A woman from North Carolina
Strung fiddle strings 'cross her vagina
With the proper size cocks
What was sex became Bach's
Toccata and Fugue in D minor

- Isaac Asimov
 
to appreciate a good acoustic guitar you have to spend time with it. I used to have a fender acoustic and my ears were changed from it. From playing it so much, I had an ear for mid's. I went to an acoustic shop to search for a guitar that didn't have any bells and whistles, but a good sound. i found a martin mahogany guitar that i liked and thought it was better than my fender. I bought it and would A/B between the two. Partially the martin was set up a bit low, but i played that guitar trying to listen to the mid's and i thought i had made a bad choice in purchase. 2 years later...i really really really like my martin. its setup perfectly and the bass and highs are amazing. the mids aren't scooped, its just that the fender was so mid boosted that i thought it had a good sound. now when i play fender guitars i can hear the cheapness.

i guess its like buying monitors. you have to listen to a couple albums to really know what's up.
 
i almost forgot...i don't know why people buy really expensive stuff. my guitar was 500 with case, used (which was also the price of the fender, new). it didn't have a pickup in it though. it didn't even have an endpin. but that just made the martin perfect for upgrading with whatever pup i want.
 
I have the proverbial yamaha beater that I bought new in maybe 81 or 82. It is a small body one. They called it folk size, I think. It's a steel string. It's very loud. I hardly ever put strings on it, but when I do and i play with other pickers, my guitar is noticeably louder. I do dig in and use big honking strings, though. I have played that guitar all this time, but if the house was on fire, I seriously doubt I would think to pick it up. I'd go back in with my hair already on fire to get my homemade plywood guitar. Or the Disco Slut squier strat copy. First trip out of the house after the family was out would be the hard drive drawer in my desktop PC, my strat and the epiphone es-295 (they could repopulate the earth) then the recyclocasters, then the peavey T60s. I think I'd move to amps before i pick up that yamaha. that fucking cat is on his own.

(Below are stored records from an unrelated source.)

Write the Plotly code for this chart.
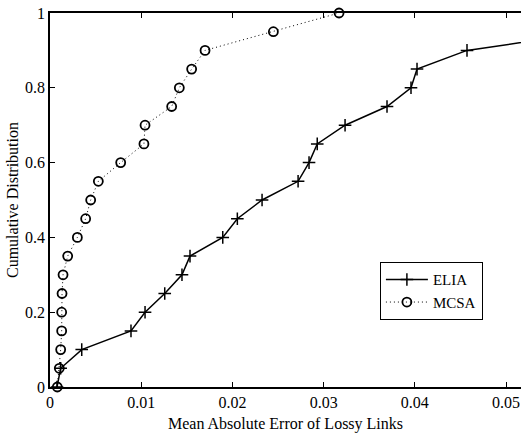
import plotly.graph_objects as go

cdf_levels = [0, 0.05, 0.1, 0.15, 0.2, 0.25, 0.3, 0.35, 0.4, 0.45, 0.5,
              0.55, 0.6, 0.65, 0.7, 0.75, 0.8, 0.85, 0.9, 0.95, 1.0]

elia_err = [0.00077, 0.00117, 0.00348, 0.00888, 0.01042, 0.01258, 0.01447,
            0.01535, 0.01894, 0.02054, 0.02325, 0.0272, 0.0284, 0.0293,
            0.03235, 0.03695, 0.03958, 0.04024, 0.04572, 0.0598]
elia_cdf = cdf_levels[:20]

mcsa_err = [0.0008, 0.00102, 0.00117, 0.00128, 0.00128, 0.00132, 0.00143,
            0.00194, 0.0030, 0.00391, 0.00446, 0.0053, 0.00775, 0.0103,
            0.01042, 0.01334, 0.01418, 0.01553, 0.0170, 0.02449, 0.03169]
mcsa_cdf = cdf_levels

x_ticks = [0, 0.01, 0.02, 0.03, 0.04, 0.05]
y_ticks = [0, 0.2, 0.4, 0.6, 0.8, 1]

FONT = "Liberation Serif"

fig = go.Figure()
fig.add_trace(go.Scatter(
    x=elia_err, y=elia_cdf, name="ELIA", mode="lines+markers",
    line=dict(color="black", width=1.5),
    marker=dict(symbol="cross-thin", size=9, line=dict(color="black", width=1.5)),
    cliponaxis=True,
))
fig.add_trace(go.Scatter(
    x=mcsa_err, y=mcsa_cdf, name="MCSA", mode="lines+markers",
    line=dict(color="black", width=1, dash="1px,3px"),
    marker=dict(symbol="circle-open", size=9, color="black", line=dict(color="black", width=1.8)),
    cliponaxis=False,
))

fig.update_layout(
    width=521, height=438,
    margin=dict(l=50, r=0, t=13, b=51),
    paper_bgcolor="white", plot_bgcolor="white",
    font=dict(family=FONT, size=16, color="black"),
    showlegend=True,
    legend=dict(x=0.70, y=0.334, xanchor="left", yanchor="top",
                bordercolor="black", borderwidth=1.2, bgcolor="white",
                font=dict(family=FONT, size=15), tracegroupgap=0,
                itemwidth=42),
)
fig.update_xaxes(
    range=[0, 0.05164], tickvals=x_ticks, ticktext=[str(v) for v in x_ticks],
    showgrid=False, zeroline=False, showline=True, linecolor="black", linewidth=1.5,
    mirror="ticks", ticks="inside", ticklen=5, tickcolor="black", automargin=False,
    title=dict(text="Mean Absolute Error of Lossy Links", font=dict(family=FONT, size=16), standoff=8),
    tickfont=dict(family=FONT, size=16),
)
fig.update_yaxes(
    range=[0, 1], tickvals=y_ticks, ticktext=[str(v) for v in y_ticks],
    showgrid=False, zeroline=False, showline=True, linecolor="black", linewidth=1.5,
    ticks="inside", ticklen=5, tickcolor="black", automargin=False,
    title=dict(text="Cumulative Distribution", font=dict(family=FONT, size=16), standoff=2),
    tickfont=dict(family=FONT, size=16),
)

fig.write_html("out.html", config={"displayModeBar": False},
               post_script="document.body.style.margin='0';document.body.style.overflow='hidden';")
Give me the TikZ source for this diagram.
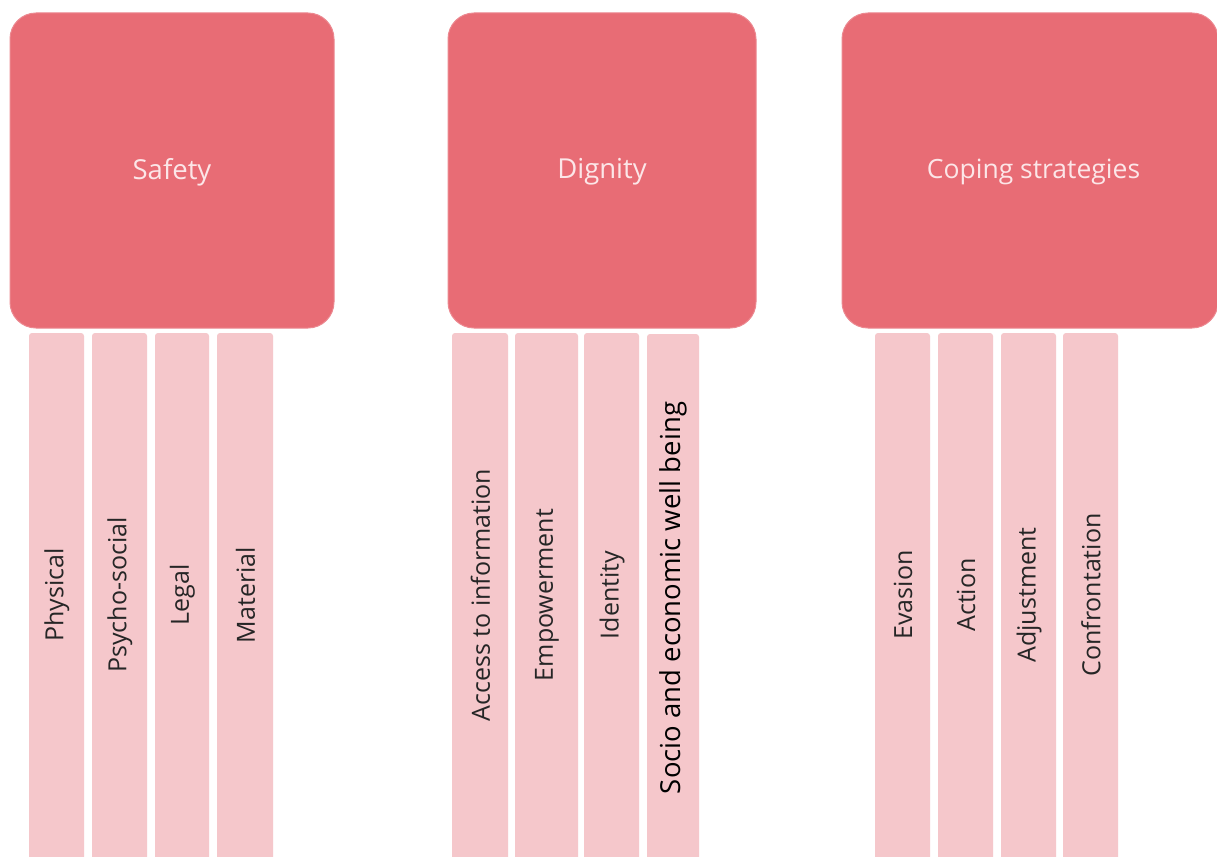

If it was your high-dollar acoustic, would you put it in the same trip as the other members of the family, or would it be in the first trip back in?
 
I do most of my playing on acoustics. That's been true for about 36 years. Some great inexpensive guitars have been part of that experience. Somewhere along the way it got to the point that I would pay a decent amount of money to get that last little bit of sound you get with the high priced spread.

Doesn't it work the same way for you and your electrics? You can get some great sounds out of a Squier Tele but don't you eventually reach the point where that just isn't enough.

A good American made Telecaster isn't worth the difference in price until it is.
 
Milnoque said:
You can get some great sounds out of a Squier Tele but don't you eventually reach the point where that just isn't enough.

A good American made Telecaster isn't worth the difference in price until it is.


That is one thing I don't like about acoustic guitars. Absolutely not screwdriver-friendly. I think I can take a pretty shitty guitar and make it worth playing. It may take me a couple years of tweaking, but I think even my shittiest guitars are useable and offer something that another one of them doesn't. An acoustic is either fuct or it isn't. I can't see shaving the bracing or changing the back piece of wood to make it better.

I'm a west Virginian. On one hand, I should appreciate a fine acoustic. Onthe other, I like to bolt crap on and accessorize to about one notch below a '78 cutlass owner by latin american ESL roofer.
 
I have some hi dollar acoustics and some not so hi. When it comes to recording, it's all context as to which records best. But as a player, the expensive ones become apparent why they're expensive. They just "feel" better. I think $2500 is about as much as I'd pay for an acoustic (though my D-41 lists for a lot more than that). After that, is the point of deminishing returns for me.